Borisov’s Citizens for the European Development of Bulgaria party (Gerb) won 25.7 per cent in Sunday’s vote, according to an exit poll conducted by the Alpha Research pollster for BNT public television.
That result is significantly less than the 33.5 percent it garnered four years ago, and the party looks set to lose the capital Sofia for the first time in 15 years.
The opposition Socialists won 17.6 per cent, less than expected. A new party called There Is Such a People, led by Stanislav Trifonov, a populist talk-show host who campaigned on rule of law issues, came in third, with 15 per cent.
A different survey, by the Sofia-based Gallup International, put Trifonov, who had previously ruled out forming a coalition with either Gerb or the Socialists, in second place.
Borisov may struggle to form a government because, of the seven parties that look set to enter parliament, three are openly anti-Gerb. The opposition grew out of a protest movement this past summer against Borisov, prosecutor-general Ivan Geshev and links to businessmen such as politician Delyan Peevski.

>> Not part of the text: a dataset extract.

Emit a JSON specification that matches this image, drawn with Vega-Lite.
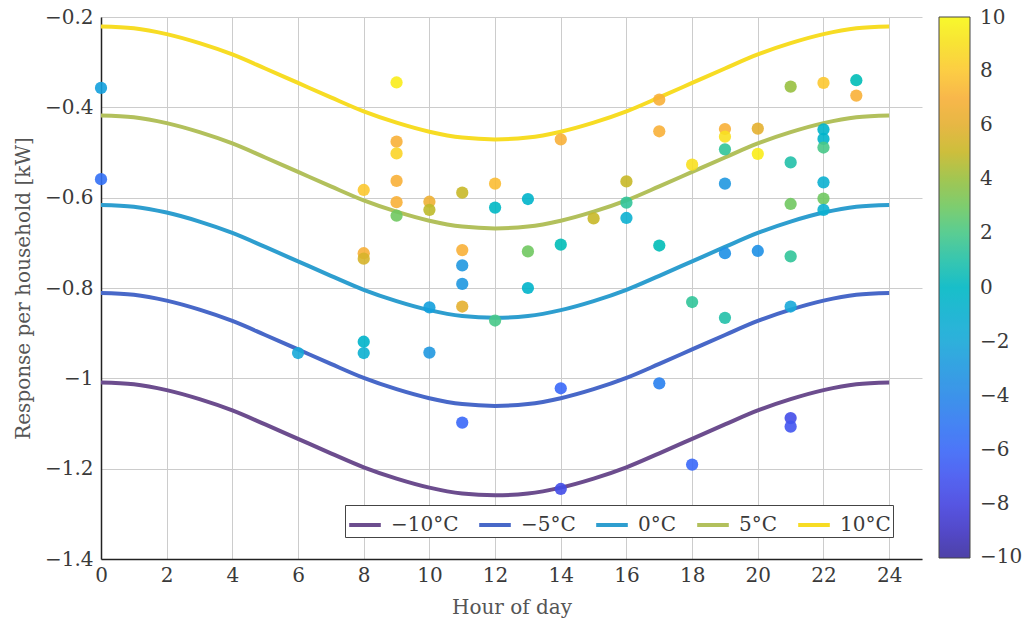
{
  "$schema": "https://vega.github.io/schema/vega-lite/v6.json",
  "autosize": {"type": "none"},
  "padding": {"left": 101, "top": 17, "right": 107, "bottom": 61},
  "width": 821,
  "height": 542,
  "background": "white",
  "config": {
    "view": {"stroke": null},
    "font": "DejaVu Serif",
    "axis": {
      "labelFont": "DejaVu Serif",
      "labelFontSize": 20,
      "labelColor": "#3a3a3a",
      "labelFlush": false,
      "titleFont": "DejaVu Serif",
      "titleFontSize": 20,
      "titleFontWeight": "normal",
      "titleColor": "#555555",
      "gridColor": "#cccccc",
      "gridWidth": 1,
      "ticks": false,
      "domainColor": "#222222",
      "domainWidth": 1.5
    },
    "legend": {
      "labelFont": "DejaVu Serif",
      "labelFontSize": 20,
      "labelColor": "#3a3a3a"
    }
  },
  "datasets": {
    "curves": [
      {"series": "−10°C", "hour": 0, "value": -1.009}, {"series": "−10°C", "hour": 1, "value": -1.013}, {"series": "−10°C", "hour": 2, "value": -1.026}, {"series": "−10°C", "hour": 3, "value": -1.046}, {"series": "−10°C", "hour": 4, "value": -1.071}, {"series": "−10°C", "hour": 5, "value": -1.102}, {"series": "−10°C", "hour": 6, "value": -1.134}, {"series": "−10°C", "hour": 7, "value": -1.166}, {"series": "−10°C", "hour": 8, "value": -1.197}, {"series": "−10°C", "hour": 9, "value": -1.222}, {"series": "−10°C", "hour": 10, "value": -1.242}, {"series": "−10°C", "hour": 11, "value": -1.255}, {"series": "−10°C", "hour": 12, "value": -1.259}, {"series": "−10°C", "hour": 13, "value": -1.255}, {"series": "−10°C", "hour": 14, "value": -1.242}, {"series": "−10°C", "hour": 15, "value": -1.222}, {"series": "−10°C", "hour": 16, "value": -1.197}, {"series": "−10°C", "hour": 17, "value": -1.166}, {"series": "−10°C", "hour": 18, "value": -1.134}, {"series": "−10°C", "hour": 19, "value": -1.102}, {"series": "−10°C", "hour": 20, "value": -1.071}, {"series": "−10°C", "hour": 21, "value": -1.046}, {"series": "−10°C", "hour": 22, "value": -1.026}, {"series": "−10°C", "hour": 23, "value": -1.013}, {"series": "−10°C", "hour": 24, "value": -1.009},
      {"series": "−5°C", "hour": 0, "value": -0.811}, {"series": "−5°C", "hour": 1, "value": -0.815}, {"series": "−5°C", "hour": 2, "value": -0.828}, {"series": "−5°C", "hour": 3, "value": -0.848}, {"series": "−5°C", "hour": 4, "value": -0.873}, {"series": "−5°C", "hour": 5, "value": -0.904}, {"series": "−5°C", "hour": 6, "value": -0.936}, {"series": "−5°C", "hour": 7, "value": -0.968}, {"series": "−5°C", "hour": 8, "value": -0.999}, {"series": "−5°C", "hour": 9, "value": -1.024}, {"series": "−5°C", "hour": 10, "value": -1.044}, {"series": "−5°C", "hour": 11, "value": -1.057}, {"series": "−5°C", "hour": 12, "value": -1.061}, {"series": "−5°C", "hour": 13, "value": -1.057}, {"series": "−5°C", "hour": 14, "value": -1.044}, {"series": "−5°C", "hour": 15, "value": -1.024}, {"series": "−5°C", "hour": 16, "value": -0.999}, {"series": "−5°C", "hour": 17, "value": -0.968}, {"series": "−5°C", "hour": 18, "value": -0.936}, {"series": "−5°C", "hour": 19, "value": -0.904}, {"series": "−5°C", "hour": 20, "value": -0.873}, {"series": "−5°C", "hour": 21, "value": -0.848}, {"series": "−5°C", "hour": 22, "value": -0.828}, {"series": "−5°C", "hour": 23, "value": -0.815}, {"series": "−5°C", "hour": 24, "value": -0.811},
      {"series": "0°C", "hour": 0, "value": -0.616}, {"series": "0°C", "hour": 1, "value": -0.620}, {"series": "0°C", "hour": 2, "value": -0.633}, {"series": "0°C", "hour": 3, "value": -0.653}, {"series": "0°C", "hour": 4, "value": -0.678}, {"series": "0°C", "hour": 5, "value": -0.709}, {"series": "0°C", "hour": 6, "value": -0.741}, {"series": "0°C", "hour": 7, "value": -0.773}, {"series": "0°C", "hour": 8, "value": -0.804}, {"series": "0°C", "hour": 9, "value": -0.829}, {"series": "0°C", "hour": 10, "value": -0.849}, {"series": "0°C", "hour": 11, "value": -0.862}, {"series": "0°C", "hour": 12, "value": -0.866}, {"series": "0°C", "hour": 13, "value": -0.862}, {"series": "0°C", "hour": 14, "value": -0.849}, {"series": "0°C", "hour": 15, "value": -0.829}, {"series": "0°C", "hour": 16, "value": -0.804}, {"series": "0°C", "hour": 17, "value": -0.773}, {"series": "0°C", "hour": 18, "value": -0.741}, {"series": "0°C", "hour": 19, "value": -0.709}, {"series": "0°C", "hour": 20, "value": -0.678}, {"series": "0°C", "hour": 21, "value": -0.653}, {"series": "0°C", "hour": 22, "value": -0.633}, {"series": "0°C", "hour": 23, "value": -0.620}, {"series": "0°C", "hour": 24, "value": -0.616},
      {"series": "5°C", "hour": 0, "value": -0.418}, {"series": "5°C", "hour": 1, "value": -0.422}, {"series": "5°C", "hour": 2, "value": -0.435}, {"series": "5°C", "hour": 3, "value": -0.455}, {"series": "5°C", "hour": 4, "value": -0.480}, {"series": "5°C", "hour": 5, "value": -0.511}, {"series": "5°C", "hour": 6, "value": -0.543}, {"series": "5°C", "hour": 7, "value": -0.575}, {"series": "5°C", "hour": 8, "value": -0.606}, {"series": "5°C", "hour": 9, "value": -0.631}, {"series": "5°C", "hour": 10, "value": -0.651}, {"series": "5°C", "hour": 11, "value": -0.664}, {"series": "5°C", "hour": 12, "value": -0.668}, {"series": "5°C", "hour": 13, "value": -0.664}, {"series": "5°C", "hour": 14, "value": -0.651}, {"series": "5°C", "hour": 15, "value": -0.631}, {"series": "5°C", "hour": 16, "value": -0.606}, {"series": "5°C", "hour": 17, "value": -0.575}, {"series": "5°C", "hour": 18, "value": -0.543}, {"series": "5°C", "hour": 19, "value": -0.511}, {"series": "5°C", "hour": 20, "value": -0.480}, {"series": "5°C", "hour": 21, "value": -0.455}, {"series": "5°C", "hour": 22, "value": -0.435}, {"series": "5°C", "hour": 23, "value": -0.422}, {"series": "5°C", "hour": 24, "value": -0.418},
      {"series": "10°C", "hour": 0, "value": -0.221}, {"series": "10°C", "hour": 1, "value": -0.225}, {"series": "10°C", "hour": 2, "value": -0.238}, {"series": "10°C", "hour": 3, "value": -0.258}, {"series": "10°C", "hour": 4, "value": -0.283}, {"series": "10°C", "hour": 5, "value": -0.314}, {"series": "10°C", "hour": 6, "value": -0.346}, {"series": "10°C", "hour": 7, "value": -0.378}, {"series": "10°C", "hour": 8, "value": -0.409}, {"series": "10°C", "hour": 9, "value": -0.434}, {"series": "10°C", "hour": 10, "value": -0.454}, {"series": "10°C", "hour": 11, "value": -0.467}, {"series": "10°C", "hour": 12, "value": -0.471}, {"series": "10°C", "hour": 13, "value": -0.467}, {"series": "10°C", "hour": 14, "value": -0.454}, {"series": "10°C", "hour": 15, "value": -0.434}, {"series": "10°C", "hour": 16, "value": -0.409}, {"series": "10°C", "hour": 17, "value": -0.378}, {"series": "10°C", "hour": 18, "value": -0.346}, {"series": "10°C", "hour": 19, "value": -0.314}, {"series": "10°C", "hour": 20, "value": -0.283}, {"series": "10°C", "hour": 21, "value": -0.258}, {"series": "10°C", "hour": 22, "value": -0.238}, {"series": "10°C", "hour": 23, "value": -0.225}, {"series": "10°C", "hour": 24, "value": -0.221}
    ],
    "points": [
      {"hour": 0, "value": -0.357, "temp": -2.5},
      {"hour": 0, "value": -0.559, "temp": -5.5},
      {"hour": 6, "value": -0.944, "temp": -2},
      {"hour": 8, "value": -0.583, "temp": 8},
      {"hour": 8, "value": -0.723, "temp": 7},
      {"hour": 8, "value": -0.735, "temp": 5.5},
      {"hour": 8, "value": -0.919, "temp": -0.5},
      {"hour": 8, "value": -0.944, "temp": -1},
      {"hour": 9, "value": -0.345, "temp": 9.5},
      {"hour": 9, "value": -0.476, "temp": 7},
      {"hour": 9, "value": -0.502, "temp": 8.5},
      {"hour": 9, "value": -0.563, "temp": 7},
      {"hour": 9, "value": -0.610, "temp": 7},
      {"hour": 9, "value": -0.640, "temp": 3},
      {"hour": 10, "value": -0.609, "temp": 6.5},
      {"hour": 10, "value": -0.627, "temp": 4.8},
      {"hour": 10, "value": -0.843, "temp": -2.5},
      {"hour": 10, "value": -0.943, "temp": -3},
      {"hour": 11, "value": -0.589, "temp": 5},
      {"hour": 11, "value": -0.716, "temp": 7},
      {"hour": 11, "value": -0.750, "temp": -3},
      {"hour": 11, "value": -0.791, "temp": -3},
      {"hour": 11, "value": -0.841, "temp": 6},
      {"hour": 11, "value": -1.098, "temp": -6},
      {"hour": 12, "value": -0.569, "temp": 7.5},
      {"hour": 12, "value": -0.622, "temp": 0},
      {"hour": 12, "value": -0.872, "temp": 2},
      {"hour": 13, "value": -0.603, "temp": -0.5},
      {"hour": 13, "value": -0.719, "temp": 3},
      {"hour": 13, "value": -0.800, "temp": -0.5},
      {"hour": 14, "value": -0.471, "temp": 7},
      {"hour": 14, "value": -0.704, "temp": 0.5},
      {"hour": 14, "value": -1.022, "temp": -6},
      {"hour": 14, "value": -1.245, "temp": -7.5},
      {"hour": 15, "value": -0.646, "temp": 5},
      {"hour": 16, "value": -0.564, "temp": 5},
      {"hour": 16, "value": -0.611, "temp": 1.5},
      {"hour": 16, "value": -0.645, "temp": -1},
      {"hour": 17, "value": -0.383, "temp": 7},
      {"hour": 17, "value": -0.453, "temp": 7},
      {"hour": 17, "value": -0.706, "temp": 0.5},
      {"hour": 17, "value": -1.011, "temp": -4.5},
      {"hour": 18, "value": -0.527, "temp": 9},
      {"hour": 18, "value": -0.831, "temp": 1.5},
      {"hour": 18, "value": -1.191, "temp": -6},
      {"hour": 19, "value": -0.448, "temp": 7},
      {"hour": 19, "value": -0.465, "temp": 9},
      {"hour": 19, "value": -0.493, "temp": 1.5},
      {"hour": 19, "value": -0.569, "temp": -3},
      {"hour": 19, "value": -0.723, "temp": -3.5},
      {"hour": 19, "value": -0.866, "temp": 1},
      {"hour": 20, "value": -0.447, "temp": 6},
      {"hour": 20, "value": -0.503, "temp": 9.5},
      {"hour": 20, "value": -0.718, "temp": -3.5},
      {"hour": 21, "value": -0.354, "temp": 4},
      {"hour": 21, "value": -0.522, "temp": 1},
      {"hour": 21, "value": -0.614, "temp": 3},
      {"hour": 21, "value": -0.730, "temp": 1.5},
      {"hour": 21, "value": -0.841, "temp": -2},
      {"hour": 21, "value": -1.088, "temp": -7.5},
      {"hour": 21, "value": -1.107, "temp": -7},
      {"hour": 22, "value": -0.346, "temp": 8},
      {"hour": 22, "value": -0.449, "temp": -0.5},
      {"hour": 22, "value": -0.470, "temp": -0.5},
      {"hour": 22, "value": -0.489, "temp": 2},
      {"hour": 22, "value": -0.566, "temp": -1},
      {"hour": 22, "value": -0.602, "temp": 3},
      {"hour": 22, "value": -0.627, "temp": -1},
      {"hour": 23, "value": -0.340, "temp": 0.5},
      {"hour": 23, "value": -0.374, "temp": 7}
    ]
  },
  "layer": [
    {
      "data": {"name": "curves"},
      "mark": {"type": "line", "strokeWidth": 4, "interpolate": "monotone"},
      "encoding": {
        "x": {
          "field": "hour", "type": "quantitative",
          "scale": {"domain": [0, 25], "nice": false, "zero": false},
          "axis": {"values": [0, 2, 4, 6, 8, 10, 12, 14, 16, 18, 20, 22, 24], "format": "d", "title": "Hour of day", "labelPadding": 6, "titlePadding": 12}
        },
        "y": {
          "field": "value", "type": "quantitative",
          "scale": {"domain": [-1.4, -0.2], "nice": false, "zero": false},
          "axis": {"values": [-1.4, -1.2, -1, -0.8, -0.6, -0.4, -0.2], "format": ".1~f", "title": "Response per household [kW]", "labelPadding": 8, "titlePadding": 11}
        },
        "stroke": {
          "field": "series", "type": "nominal",
          "scale": {"domain": ["−10°C", "−5°C", "0°C", "5°C", "10°C"], "range": ["#6c4d8e", "#4868c8", "#2e9ecf", "#b2c05c", "#f7dc24"]},
          "legend": {
            "title": null, "orient": "none", "legendX": 244, "legendY": 488,
            "direction": "horizontal", "columns": 5,
            "symbolType": "stroke", "symbolSize": 1000, "symbolStrokeWidth": 4,
            "labelOffset": 8, "columnPadding": 12, "padding": 2,
            "strokeColor": "#444444", "fillColor": "white"
          }
        }
      }
    },
    {
      "data": {"name": "points"},
      "mark": {"type": "circle", "size": 150, "opacity": 0.9},
      "encoding": {
        "x": {"field": "hour", "type": "quantitative"},
        "y": {"field": "value", "type": "quantitative"},
        "fill": {
          "field": "temp", "type": "quantitative",
          "scale": {
            "domain": [-10, -9, -8, -7, -6, -5, -4, -3, -2, -1, 0, 1, 2, 3, 4, 5, 6, 7, 8, 9, 10],
            "range": ["#3b2d9e", "#4136c4", "#4444e0", "#4255f0", "#3a68f8", "#3178f2", "#2888e8", "#2098e0", "#18a8d8", "#0cb0d0", "#00b8c4", "#22c0a8", "#48c888", "#70c860", "#98c040", "#c8b828", "#e4b030", "#f8b038", "#fcc830", "#f8e020", "#f8f816"]
          },
          "legend": {
            "title": null, "orient": "none", "legendX": 838, "legendY": 0,
            "direction": "vertical", "type": "gradient",
            "gradientLength": 541, "gradientThickness": 31,
            "gradientStrokeColor": "#333333", "gradientStrokeWidth": 1,
            "values": [-9.97, -8, -6, -4, -2, 0, 2, 4, 6, 8, 9.97],
            "labelExpr": "format(round(datum.value), 'd')",
            "labelOffset": 10, "labelOverlap": false
          }
        }
      }
    }
  ]
}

“The current status quo is not possible any more, which is a partial victory of last summer’s protest,” Vessela Tcherneva of the Sofia office of the European Council on Foreign Relations, said of the results.
Observers said the process of forming a government would be time-consuming, and that another election was possible. Delays could hit Bulgaria’s ability to tap into a tranche of EU recovery funds and derail its plans to join the eurozone in 2024 and apply to the Schengen travel area.